Monsieur Kanner, je vais encore vous rajeunir, de treize ans cette fois-ci. Pourquoi avez-vous à l'époque renoncé au récépissé ? (Protestations sur les travées du groupe SER) D'où ma demande de retrait.

Mme Marie-Pierre de La Gontrie.  - On a instauré la caméra-piéton, et le RIO !

Mme Sophie Primas, ministre déléguée.  - Cet article me paraît inconstitutionnel. Le Conseil constitutionnel a exclu un usage généralisé et discrétionnaire des caméras. Cet article constitue une atteinte généralisée aux libertés individuelles.
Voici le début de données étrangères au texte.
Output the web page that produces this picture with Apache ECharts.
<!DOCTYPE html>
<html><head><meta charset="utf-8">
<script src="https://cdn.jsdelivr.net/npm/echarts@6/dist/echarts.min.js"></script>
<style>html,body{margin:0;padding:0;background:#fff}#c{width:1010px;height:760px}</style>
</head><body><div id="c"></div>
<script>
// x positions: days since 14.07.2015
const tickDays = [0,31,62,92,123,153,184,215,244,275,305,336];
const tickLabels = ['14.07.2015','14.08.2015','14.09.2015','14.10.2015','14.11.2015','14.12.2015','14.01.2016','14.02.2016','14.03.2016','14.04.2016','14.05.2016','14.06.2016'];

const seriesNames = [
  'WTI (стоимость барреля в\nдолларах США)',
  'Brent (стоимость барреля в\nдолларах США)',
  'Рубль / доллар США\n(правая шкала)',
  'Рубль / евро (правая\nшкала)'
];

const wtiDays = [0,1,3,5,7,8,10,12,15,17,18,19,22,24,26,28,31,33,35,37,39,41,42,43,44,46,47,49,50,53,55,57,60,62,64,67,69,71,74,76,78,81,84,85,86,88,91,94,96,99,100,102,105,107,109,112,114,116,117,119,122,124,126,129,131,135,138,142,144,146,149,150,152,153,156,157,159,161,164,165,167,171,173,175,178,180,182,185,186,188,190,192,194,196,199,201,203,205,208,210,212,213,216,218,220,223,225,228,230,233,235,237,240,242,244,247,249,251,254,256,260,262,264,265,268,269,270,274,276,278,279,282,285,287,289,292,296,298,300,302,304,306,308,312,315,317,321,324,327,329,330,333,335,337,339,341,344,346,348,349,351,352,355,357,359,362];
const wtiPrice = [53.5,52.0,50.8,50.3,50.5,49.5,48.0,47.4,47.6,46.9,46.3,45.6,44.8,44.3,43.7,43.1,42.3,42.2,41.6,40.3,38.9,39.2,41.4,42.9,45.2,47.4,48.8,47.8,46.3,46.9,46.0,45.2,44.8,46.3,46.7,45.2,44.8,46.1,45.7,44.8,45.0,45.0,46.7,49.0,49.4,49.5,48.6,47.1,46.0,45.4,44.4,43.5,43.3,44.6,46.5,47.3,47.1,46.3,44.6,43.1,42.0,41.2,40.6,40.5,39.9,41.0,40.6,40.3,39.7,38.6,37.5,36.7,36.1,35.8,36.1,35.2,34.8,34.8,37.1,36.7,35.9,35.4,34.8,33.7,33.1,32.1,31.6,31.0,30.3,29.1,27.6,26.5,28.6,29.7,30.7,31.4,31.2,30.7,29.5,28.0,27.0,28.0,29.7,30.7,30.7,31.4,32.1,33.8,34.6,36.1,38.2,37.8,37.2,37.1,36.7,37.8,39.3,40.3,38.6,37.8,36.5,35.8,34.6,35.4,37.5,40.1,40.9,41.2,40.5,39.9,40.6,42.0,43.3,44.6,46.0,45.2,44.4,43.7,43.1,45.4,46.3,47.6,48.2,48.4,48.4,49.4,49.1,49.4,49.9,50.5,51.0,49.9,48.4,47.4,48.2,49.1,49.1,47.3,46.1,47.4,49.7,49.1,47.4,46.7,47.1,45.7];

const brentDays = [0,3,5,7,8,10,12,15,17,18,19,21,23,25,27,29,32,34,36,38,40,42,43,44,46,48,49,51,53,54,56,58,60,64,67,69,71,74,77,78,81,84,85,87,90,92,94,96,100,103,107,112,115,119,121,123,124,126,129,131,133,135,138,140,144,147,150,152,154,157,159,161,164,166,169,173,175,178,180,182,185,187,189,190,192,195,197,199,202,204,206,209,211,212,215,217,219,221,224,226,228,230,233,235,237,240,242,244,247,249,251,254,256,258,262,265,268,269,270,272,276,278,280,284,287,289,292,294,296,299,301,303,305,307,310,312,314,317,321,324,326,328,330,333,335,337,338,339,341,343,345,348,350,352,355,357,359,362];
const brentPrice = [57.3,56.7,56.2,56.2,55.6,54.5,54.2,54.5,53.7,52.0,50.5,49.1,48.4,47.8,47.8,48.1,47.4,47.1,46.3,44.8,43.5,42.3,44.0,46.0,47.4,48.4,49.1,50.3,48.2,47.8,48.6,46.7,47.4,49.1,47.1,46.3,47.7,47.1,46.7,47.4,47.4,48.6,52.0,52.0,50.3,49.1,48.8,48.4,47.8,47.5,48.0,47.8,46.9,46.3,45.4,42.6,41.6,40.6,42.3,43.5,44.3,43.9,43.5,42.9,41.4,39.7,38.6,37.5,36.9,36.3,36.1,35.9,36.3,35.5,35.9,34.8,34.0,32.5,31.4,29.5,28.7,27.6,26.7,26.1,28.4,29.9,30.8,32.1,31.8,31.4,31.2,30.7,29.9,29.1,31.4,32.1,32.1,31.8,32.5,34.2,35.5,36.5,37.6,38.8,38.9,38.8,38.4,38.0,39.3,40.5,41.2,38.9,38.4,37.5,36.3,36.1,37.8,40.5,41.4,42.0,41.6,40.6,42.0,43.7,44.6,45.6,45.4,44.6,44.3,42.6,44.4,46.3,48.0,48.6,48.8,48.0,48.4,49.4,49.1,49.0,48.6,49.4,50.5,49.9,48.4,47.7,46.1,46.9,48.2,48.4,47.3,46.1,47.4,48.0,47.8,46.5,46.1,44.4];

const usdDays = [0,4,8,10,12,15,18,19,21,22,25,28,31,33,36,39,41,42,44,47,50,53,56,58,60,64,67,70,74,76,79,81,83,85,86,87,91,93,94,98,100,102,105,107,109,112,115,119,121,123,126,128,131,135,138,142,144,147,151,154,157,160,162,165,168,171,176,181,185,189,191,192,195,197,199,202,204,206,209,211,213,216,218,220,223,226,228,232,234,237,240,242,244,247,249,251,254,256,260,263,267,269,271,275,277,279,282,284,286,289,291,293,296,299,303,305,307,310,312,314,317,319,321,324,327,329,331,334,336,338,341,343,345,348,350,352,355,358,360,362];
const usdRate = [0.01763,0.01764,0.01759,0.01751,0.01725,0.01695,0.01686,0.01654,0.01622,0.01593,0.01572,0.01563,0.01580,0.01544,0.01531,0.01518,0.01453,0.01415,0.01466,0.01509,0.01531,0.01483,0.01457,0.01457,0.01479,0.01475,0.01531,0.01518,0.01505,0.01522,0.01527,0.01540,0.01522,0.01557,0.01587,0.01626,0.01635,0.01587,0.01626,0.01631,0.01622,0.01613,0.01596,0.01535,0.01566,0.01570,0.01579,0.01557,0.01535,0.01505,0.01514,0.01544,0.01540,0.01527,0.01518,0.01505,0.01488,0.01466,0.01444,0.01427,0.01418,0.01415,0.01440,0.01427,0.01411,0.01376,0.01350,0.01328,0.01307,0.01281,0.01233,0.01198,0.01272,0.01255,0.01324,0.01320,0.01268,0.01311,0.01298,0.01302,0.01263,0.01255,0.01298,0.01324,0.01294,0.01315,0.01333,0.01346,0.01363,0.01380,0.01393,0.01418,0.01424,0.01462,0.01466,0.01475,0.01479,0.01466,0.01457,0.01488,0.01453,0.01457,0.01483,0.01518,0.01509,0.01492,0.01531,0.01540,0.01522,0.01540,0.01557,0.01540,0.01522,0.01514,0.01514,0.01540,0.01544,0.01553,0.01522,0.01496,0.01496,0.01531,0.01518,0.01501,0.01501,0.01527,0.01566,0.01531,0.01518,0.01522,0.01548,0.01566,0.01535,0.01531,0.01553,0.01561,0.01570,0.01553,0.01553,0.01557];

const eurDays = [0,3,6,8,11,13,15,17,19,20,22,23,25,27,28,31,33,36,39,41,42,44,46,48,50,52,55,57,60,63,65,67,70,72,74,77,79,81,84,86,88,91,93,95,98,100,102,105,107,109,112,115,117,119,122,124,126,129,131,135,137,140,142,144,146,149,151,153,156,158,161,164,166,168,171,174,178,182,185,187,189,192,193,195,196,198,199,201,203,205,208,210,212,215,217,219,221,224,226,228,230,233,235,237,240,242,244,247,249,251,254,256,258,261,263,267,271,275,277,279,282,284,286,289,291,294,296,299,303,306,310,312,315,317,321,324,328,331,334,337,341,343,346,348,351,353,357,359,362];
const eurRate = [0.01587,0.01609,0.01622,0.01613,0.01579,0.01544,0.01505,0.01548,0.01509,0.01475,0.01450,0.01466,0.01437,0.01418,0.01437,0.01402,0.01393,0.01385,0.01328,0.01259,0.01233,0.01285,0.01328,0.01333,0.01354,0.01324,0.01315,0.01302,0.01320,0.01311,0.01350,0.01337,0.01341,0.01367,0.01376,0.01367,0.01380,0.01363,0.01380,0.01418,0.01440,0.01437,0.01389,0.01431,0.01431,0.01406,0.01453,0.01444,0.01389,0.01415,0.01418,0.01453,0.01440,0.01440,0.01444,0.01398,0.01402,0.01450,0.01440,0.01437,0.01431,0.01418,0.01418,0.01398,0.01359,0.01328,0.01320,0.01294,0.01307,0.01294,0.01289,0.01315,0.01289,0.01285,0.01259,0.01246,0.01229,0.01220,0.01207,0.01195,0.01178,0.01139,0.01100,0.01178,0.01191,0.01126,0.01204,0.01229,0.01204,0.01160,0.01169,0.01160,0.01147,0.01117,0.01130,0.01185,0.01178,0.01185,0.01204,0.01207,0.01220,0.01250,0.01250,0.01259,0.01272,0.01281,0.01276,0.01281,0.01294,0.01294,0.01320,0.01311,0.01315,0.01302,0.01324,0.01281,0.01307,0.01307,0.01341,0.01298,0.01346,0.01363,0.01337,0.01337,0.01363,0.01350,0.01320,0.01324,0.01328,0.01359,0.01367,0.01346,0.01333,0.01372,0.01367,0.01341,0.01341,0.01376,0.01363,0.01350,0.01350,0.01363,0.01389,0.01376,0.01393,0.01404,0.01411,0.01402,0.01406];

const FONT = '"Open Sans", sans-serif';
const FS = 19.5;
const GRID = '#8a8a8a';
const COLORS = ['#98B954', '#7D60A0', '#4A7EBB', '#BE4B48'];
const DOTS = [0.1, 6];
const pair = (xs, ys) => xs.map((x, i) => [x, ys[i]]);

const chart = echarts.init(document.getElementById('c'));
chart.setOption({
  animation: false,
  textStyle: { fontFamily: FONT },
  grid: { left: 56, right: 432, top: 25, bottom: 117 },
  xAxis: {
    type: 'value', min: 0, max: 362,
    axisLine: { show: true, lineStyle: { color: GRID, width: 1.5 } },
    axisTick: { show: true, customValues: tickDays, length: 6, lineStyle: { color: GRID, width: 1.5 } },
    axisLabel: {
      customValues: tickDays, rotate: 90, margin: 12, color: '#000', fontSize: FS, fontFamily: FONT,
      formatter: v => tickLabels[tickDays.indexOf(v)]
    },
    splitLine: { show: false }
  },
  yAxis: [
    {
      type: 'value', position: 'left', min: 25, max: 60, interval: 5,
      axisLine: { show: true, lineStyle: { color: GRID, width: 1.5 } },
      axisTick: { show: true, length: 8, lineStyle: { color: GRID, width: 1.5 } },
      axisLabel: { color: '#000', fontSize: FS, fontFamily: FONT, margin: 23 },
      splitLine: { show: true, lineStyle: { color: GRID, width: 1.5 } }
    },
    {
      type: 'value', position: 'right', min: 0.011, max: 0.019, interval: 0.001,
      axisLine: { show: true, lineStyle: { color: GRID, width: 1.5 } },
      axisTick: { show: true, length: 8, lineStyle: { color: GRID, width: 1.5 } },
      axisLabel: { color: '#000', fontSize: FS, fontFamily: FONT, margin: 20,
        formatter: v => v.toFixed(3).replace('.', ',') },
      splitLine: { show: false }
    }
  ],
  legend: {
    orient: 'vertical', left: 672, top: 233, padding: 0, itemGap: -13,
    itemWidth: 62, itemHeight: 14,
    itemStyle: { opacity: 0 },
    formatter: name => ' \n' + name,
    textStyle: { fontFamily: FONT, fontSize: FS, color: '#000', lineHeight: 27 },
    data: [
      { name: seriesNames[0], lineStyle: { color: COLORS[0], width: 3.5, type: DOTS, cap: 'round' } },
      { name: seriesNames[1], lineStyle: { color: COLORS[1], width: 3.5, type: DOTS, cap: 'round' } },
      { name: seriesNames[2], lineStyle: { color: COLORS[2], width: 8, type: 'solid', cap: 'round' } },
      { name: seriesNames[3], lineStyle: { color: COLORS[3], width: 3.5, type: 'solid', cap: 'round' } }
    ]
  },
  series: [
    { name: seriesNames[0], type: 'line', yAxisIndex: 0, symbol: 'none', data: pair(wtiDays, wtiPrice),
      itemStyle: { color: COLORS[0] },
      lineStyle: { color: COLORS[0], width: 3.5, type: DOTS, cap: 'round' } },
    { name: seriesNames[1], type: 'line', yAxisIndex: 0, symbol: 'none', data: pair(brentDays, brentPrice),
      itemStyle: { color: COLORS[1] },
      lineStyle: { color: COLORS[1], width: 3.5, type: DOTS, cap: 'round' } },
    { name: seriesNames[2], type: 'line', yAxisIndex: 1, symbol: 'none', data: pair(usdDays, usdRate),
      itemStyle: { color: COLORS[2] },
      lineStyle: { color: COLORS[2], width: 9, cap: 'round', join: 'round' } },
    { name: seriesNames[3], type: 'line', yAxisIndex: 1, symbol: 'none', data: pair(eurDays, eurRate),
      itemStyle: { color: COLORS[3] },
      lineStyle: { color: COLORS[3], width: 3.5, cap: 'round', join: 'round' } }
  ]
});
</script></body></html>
Avis défavorable à l'article et demande de retrait de cet amendement.

Mme Marie-Pierre de La Gontrie.  - Cela ne tient pas la route !

L'amendement n°5 rectifié est retiré.

Mme la présidente.  - Si cet article n'était pas adopté, il n'y aurait plus de texte. Il n'y aurait plus lieu de voter, et donc pas d'explications de vote. Y a-t-il des prises de parole ?

Mme Corinne Narassiguin .  - Je veux remercier les collègues présents, sur toutes les travées. Même s'il n'a pas été surprenant, ce débat éclaire la route qu'il reste à parcourir.

Monsieur le rapporteur, si nous revenons à la charge malgré des promesses non tenues sur le récépissé, c'est parce que les besoins sont encore plus criants. Le problème s'est aggravé et les solutions actuelles sont insuffisantes. Nous avions mis en place le RIO et l'expérimentation des caméras-piétons, mais les preuves de la réalité des discriminations s'accumulent. L'IGPN elle-même l'évoque, et pas seulement la Défenseure des droits.

Tout le monde veut une République qui fonctionne bien, et donc une police républicaine digne de porter ce nom. (Applaudissements sur les travées des groupes SER et CRCE-K ; M. Michel Masset applaudit également.)

À la demande du groupe Les Républicains, l'article 4 est mis aux voix par scrutin public.

Mme la présidente. - Voici le résultat du scrutin n°285 :

Nombre de votants 339
Nombre de suffrages exprimés 325
Pour l'adoption 123
Contre 202

L'article 4 n'est pas adopté.

La proposition de loi n'est pas adoptée.

La séance est suspendue quelques instants.